What the exercise asks »
Scan the records below for the line with "Generate a web" and the line with "50000, 60000, 70000];", and retype that range exactly, both ends included, pictures excepted.

---------- Provided data

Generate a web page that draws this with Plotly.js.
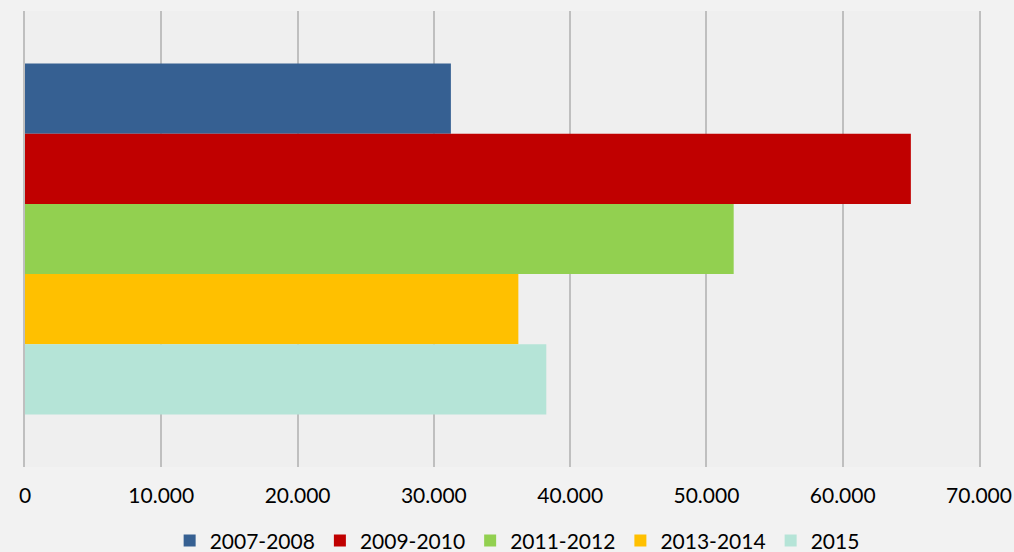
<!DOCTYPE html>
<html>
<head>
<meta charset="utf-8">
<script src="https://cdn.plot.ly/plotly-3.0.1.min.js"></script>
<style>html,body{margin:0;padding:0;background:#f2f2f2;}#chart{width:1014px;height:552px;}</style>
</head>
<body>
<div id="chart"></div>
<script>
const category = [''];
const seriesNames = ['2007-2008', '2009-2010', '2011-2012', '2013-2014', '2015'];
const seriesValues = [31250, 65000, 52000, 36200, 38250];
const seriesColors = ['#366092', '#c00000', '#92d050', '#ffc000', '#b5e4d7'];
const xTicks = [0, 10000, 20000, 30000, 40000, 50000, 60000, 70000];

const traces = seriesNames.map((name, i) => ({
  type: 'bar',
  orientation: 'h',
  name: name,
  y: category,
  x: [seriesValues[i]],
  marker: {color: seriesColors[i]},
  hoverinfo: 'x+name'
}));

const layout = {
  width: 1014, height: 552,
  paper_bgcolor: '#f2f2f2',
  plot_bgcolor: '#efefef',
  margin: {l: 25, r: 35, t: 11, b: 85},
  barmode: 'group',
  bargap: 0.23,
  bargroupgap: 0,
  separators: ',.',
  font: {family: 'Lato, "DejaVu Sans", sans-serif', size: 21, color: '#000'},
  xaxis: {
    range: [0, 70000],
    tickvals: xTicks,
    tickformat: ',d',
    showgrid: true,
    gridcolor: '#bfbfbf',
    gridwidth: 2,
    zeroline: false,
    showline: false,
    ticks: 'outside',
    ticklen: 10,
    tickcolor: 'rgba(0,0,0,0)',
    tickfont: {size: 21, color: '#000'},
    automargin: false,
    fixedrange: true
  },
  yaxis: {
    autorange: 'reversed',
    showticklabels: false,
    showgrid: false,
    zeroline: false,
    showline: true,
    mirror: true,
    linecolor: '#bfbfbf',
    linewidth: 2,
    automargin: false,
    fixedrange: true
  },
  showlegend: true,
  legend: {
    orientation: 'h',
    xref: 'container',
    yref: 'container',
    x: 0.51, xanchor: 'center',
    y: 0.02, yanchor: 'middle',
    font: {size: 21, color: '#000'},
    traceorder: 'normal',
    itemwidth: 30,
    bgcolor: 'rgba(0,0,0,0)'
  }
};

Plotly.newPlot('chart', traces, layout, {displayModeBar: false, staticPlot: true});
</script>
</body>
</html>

--------------------
---------- Provided data

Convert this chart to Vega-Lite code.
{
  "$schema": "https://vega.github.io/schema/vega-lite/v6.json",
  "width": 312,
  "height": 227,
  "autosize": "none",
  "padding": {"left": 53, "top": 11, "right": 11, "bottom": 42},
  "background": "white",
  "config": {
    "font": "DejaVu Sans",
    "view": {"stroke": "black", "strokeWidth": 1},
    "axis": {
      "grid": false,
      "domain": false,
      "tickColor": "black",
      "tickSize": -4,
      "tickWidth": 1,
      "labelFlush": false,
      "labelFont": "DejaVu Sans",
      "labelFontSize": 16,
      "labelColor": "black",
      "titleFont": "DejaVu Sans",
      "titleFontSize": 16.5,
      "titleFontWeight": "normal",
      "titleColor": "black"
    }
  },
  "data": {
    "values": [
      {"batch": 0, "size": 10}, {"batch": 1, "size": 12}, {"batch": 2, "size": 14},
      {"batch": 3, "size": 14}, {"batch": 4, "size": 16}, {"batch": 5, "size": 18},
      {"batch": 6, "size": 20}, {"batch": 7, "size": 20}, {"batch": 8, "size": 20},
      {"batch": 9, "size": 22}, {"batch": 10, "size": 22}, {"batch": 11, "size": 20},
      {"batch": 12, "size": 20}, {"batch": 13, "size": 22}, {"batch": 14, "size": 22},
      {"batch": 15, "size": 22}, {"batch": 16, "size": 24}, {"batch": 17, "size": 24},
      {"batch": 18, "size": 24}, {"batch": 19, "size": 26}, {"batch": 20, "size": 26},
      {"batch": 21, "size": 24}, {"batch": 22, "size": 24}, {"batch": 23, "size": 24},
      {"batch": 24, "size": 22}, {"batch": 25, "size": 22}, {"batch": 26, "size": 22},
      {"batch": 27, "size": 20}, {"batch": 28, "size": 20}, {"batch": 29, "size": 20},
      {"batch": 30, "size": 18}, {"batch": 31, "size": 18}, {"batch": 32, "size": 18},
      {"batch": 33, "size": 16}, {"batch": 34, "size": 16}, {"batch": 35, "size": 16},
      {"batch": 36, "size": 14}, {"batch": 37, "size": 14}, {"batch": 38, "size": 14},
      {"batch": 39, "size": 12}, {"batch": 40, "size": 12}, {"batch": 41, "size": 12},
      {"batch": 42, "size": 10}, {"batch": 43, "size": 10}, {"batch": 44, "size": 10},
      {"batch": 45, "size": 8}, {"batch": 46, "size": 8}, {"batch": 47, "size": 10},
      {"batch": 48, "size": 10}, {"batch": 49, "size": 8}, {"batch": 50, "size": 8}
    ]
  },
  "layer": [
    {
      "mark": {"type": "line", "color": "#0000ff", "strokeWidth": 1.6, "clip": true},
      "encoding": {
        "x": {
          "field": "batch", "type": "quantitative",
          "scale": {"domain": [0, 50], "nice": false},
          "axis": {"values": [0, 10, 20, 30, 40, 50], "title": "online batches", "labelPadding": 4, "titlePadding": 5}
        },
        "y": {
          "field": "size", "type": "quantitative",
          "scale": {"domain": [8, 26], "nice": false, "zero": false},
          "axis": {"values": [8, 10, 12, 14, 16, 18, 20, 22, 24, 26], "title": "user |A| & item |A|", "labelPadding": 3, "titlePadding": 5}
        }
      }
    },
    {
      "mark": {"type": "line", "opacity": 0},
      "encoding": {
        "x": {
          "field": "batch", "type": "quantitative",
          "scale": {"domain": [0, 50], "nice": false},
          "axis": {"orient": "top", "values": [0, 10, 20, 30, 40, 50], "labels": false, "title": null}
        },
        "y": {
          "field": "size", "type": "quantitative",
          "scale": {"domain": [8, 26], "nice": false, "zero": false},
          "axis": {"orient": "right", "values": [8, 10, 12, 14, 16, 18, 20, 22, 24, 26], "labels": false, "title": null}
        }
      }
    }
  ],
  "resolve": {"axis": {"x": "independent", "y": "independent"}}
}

--------------------
---------- Provided data

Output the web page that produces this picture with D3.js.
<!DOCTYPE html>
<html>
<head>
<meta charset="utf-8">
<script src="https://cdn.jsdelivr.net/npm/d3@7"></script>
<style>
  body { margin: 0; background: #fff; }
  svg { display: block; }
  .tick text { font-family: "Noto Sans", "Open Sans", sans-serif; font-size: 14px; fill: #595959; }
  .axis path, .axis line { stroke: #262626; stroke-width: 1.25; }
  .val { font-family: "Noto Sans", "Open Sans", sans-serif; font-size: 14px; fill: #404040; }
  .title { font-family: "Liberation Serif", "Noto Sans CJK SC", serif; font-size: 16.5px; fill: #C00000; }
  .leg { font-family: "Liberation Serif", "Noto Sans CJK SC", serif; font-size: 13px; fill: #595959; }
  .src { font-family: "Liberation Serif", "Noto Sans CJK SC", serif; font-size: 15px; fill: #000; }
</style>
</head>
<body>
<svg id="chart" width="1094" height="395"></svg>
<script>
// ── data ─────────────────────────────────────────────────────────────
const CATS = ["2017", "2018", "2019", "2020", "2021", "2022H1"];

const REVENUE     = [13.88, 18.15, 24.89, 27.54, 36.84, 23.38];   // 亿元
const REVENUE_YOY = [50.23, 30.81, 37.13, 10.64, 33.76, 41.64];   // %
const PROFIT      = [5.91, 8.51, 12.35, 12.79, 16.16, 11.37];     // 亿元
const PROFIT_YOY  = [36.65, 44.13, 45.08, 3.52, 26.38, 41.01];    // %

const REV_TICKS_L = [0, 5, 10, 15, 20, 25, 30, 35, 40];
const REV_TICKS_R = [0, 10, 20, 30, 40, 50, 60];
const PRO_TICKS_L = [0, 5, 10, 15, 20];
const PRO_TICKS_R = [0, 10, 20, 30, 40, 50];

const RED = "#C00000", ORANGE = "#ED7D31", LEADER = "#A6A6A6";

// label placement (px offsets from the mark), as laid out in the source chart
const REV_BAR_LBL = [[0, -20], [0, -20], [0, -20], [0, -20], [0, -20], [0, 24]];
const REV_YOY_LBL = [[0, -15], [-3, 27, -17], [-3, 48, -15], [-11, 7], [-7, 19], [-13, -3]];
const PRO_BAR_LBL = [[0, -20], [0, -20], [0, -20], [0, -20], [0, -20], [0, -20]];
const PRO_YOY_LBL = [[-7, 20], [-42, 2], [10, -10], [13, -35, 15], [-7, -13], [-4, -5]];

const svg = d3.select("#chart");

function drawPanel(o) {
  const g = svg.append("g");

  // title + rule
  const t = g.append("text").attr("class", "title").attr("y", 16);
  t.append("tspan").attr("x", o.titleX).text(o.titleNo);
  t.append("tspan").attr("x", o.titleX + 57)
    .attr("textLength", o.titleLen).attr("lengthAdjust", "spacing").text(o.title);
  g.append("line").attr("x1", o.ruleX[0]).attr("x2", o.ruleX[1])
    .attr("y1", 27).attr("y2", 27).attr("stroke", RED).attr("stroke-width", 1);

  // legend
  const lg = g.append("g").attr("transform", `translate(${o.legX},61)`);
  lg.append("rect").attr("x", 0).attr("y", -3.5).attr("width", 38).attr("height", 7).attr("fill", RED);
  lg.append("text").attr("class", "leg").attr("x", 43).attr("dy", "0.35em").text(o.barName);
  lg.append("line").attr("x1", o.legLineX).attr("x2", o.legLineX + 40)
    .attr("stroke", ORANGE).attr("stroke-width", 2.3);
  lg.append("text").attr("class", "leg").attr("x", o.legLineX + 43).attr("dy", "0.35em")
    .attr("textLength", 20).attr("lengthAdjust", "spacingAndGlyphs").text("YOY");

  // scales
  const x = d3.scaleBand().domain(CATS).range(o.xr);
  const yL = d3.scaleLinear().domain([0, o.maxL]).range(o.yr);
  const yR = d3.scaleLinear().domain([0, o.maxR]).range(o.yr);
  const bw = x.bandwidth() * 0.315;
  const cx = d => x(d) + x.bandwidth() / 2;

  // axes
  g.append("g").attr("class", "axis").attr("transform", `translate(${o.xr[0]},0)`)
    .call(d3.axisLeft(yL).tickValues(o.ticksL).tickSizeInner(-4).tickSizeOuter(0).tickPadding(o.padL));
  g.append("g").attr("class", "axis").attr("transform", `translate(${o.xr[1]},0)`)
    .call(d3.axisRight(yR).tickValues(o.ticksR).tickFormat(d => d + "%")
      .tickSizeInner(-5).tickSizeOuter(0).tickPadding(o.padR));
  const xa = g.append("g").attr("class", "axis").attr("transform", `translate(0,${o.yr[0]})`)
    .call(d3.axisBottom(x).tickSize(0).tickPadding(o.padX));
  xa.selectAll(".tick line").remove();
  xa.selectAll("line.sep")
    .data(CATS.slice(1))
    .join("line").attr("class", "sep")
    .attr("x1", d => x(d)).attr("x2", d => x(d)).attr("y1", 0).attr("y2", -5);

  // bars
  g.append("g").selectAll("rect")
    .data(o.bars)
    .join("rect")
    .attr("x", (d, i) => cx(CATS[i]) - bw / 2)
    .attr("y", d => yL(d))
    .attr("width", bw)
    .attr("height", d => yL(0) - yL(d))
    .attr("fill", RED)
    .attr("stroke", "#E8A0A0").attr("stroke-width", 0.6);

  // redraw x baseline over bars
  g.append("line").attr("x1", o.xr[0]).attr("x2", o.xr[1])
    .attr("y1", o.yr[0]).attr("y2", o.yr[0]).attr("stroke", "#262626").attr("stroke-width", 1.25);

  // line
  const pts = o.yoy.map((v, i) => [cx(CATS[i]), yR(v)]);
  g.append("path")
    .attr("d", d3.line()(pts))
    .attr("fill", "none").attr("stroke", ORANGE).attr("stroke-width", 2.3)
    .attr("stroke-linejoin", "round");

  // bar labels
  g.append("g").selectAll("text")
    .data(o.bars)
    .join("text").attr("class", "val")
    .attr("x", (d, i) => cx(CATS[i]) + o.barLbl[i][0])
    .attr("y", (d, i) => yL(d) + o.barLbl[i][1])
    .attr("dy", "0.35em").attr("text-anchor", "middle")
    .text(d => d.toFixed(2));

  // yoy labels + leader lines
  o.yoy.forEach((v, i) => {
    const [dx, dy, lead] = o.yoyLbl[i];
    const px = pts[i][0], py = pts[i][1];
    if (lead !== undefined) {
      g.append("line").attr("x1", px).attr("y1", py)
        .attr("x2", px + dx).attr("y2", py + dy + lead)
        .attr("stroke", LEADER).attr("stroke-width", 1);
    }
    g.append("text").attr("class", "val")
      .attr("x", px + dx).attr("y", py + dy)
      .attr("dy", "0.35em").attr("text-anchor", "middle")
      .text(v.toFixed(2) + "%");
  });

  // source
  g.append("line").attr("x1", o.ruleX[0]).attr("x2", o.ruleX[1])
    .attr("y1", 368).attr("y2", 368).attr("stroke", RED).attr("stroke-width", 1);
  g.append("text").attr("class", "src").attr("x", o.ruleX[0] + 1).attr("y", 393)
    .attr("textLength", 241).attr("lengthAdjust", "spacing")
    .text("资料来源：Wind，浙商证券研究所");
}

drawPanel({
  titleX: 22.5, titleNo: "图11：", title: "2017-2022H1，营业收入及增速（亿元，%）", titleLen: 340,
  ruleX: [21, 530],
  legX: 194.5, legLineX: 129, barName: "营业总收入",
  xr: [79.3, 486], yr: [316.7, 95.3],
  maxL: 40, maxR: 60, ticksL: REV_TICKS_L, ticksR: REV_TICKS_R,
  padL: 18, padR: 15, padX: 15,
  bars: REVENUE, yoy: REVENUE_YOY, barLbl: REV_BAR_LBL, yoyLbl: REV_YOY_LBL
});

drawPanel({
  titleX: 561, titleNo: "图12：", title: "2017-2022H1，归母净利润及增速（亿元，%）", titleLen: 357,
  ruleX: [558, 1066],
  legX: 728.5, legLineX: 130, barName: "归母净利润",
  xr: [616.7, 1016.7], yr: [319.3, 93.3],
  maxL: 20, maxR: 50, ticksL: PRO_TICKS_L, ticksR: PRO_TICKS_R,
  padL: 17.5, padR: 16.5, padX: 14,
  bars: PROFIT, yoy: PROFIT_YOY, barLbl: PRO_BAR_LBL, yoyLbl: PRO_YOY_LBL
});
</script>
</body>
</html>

--------------------

The answer »
Generate a web page that draws this with Plotly.js.
<!DOCTYPE html>
<html>
<head>
<meta charset="utf-8">
<script src="https://cdn.plot.ly/plotly-3.0.1.min.js"></script>
<style>html,body{margin:0;padding:0;background:#f2f2f2;}#chart{width:1014px;height:552px;}</style>
</head>
<body>
<div id="chart"></div>
<script>
const category = [''];
const seriesNames = ['2007-2008', '2009-2010', '2011-2012', '2013-2014', '2015'];
const seriesValues = [31250, 65000, 52000, 36200, 38250];
const seriesColors = ['#366092', '#c00000', '#92d050', '#ffc000', '#b5e4d7'];
const xTicks = [0, 10000, 20000, 30000, 40000, 50000, 60000, 70000];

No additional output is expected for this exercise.